Abstract definition of conjugate points

Question

Let $S$ be a Cauchy hypersurface of a globally hyperbolic spacetime $(\mathcal{M},\mathcal{O},\mathcal{A},g,T)$ with unit normal vector field $n$. Define the exponential map on a neighborhood $U\subseteq \mathbb{R}\times S$ of $\{0\}\times S$ by $\exp(t,p)=c_p(t)$ where $c_p$ is the timelike geodesic which goes through $p$ with tangent vector $n_p$. A regular value of $\exp$ is called conjugate to $S$.

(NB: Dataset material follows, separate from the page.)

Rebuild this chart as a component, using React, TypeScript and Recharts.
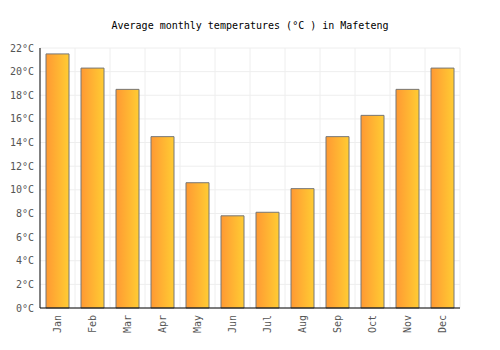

I'm having trouble relating this definition to the intuitive notion where conjugate points to $S$ are points where timelike geodesics starting at nearby points in $S$ intersect. I am sure this has to do with some mathematical theorem I'm not aware of. Can somebody help me understand this?

Answer 1

In this context, I believe we are to consider $\exp(t,p)$ as a family of maps $\exp_t : S \to M$, and take a regular value to be a point $q \in \exp_t(S)$ such that the push-forward $\exp_{t*} : T_{\exp_t^{-1}(q)}S \to T_qM$ is a surjection. Here $t$ is to be considered merely a parameter which tells us which map we are dealing with. In other words, $q$ is a regular value we would have $T_qM = \exp_{t*}(T_{\exp_t^{-1}(q)}S).$ Since $S$ has co-dimension one, this is obviously only possible if the pre-image $\exp_t^{-1}(q)$ contains more than one point. At least this would recover, in some sense, the intuitive notion of conjugate points, and bears some resemblence to the standard definition.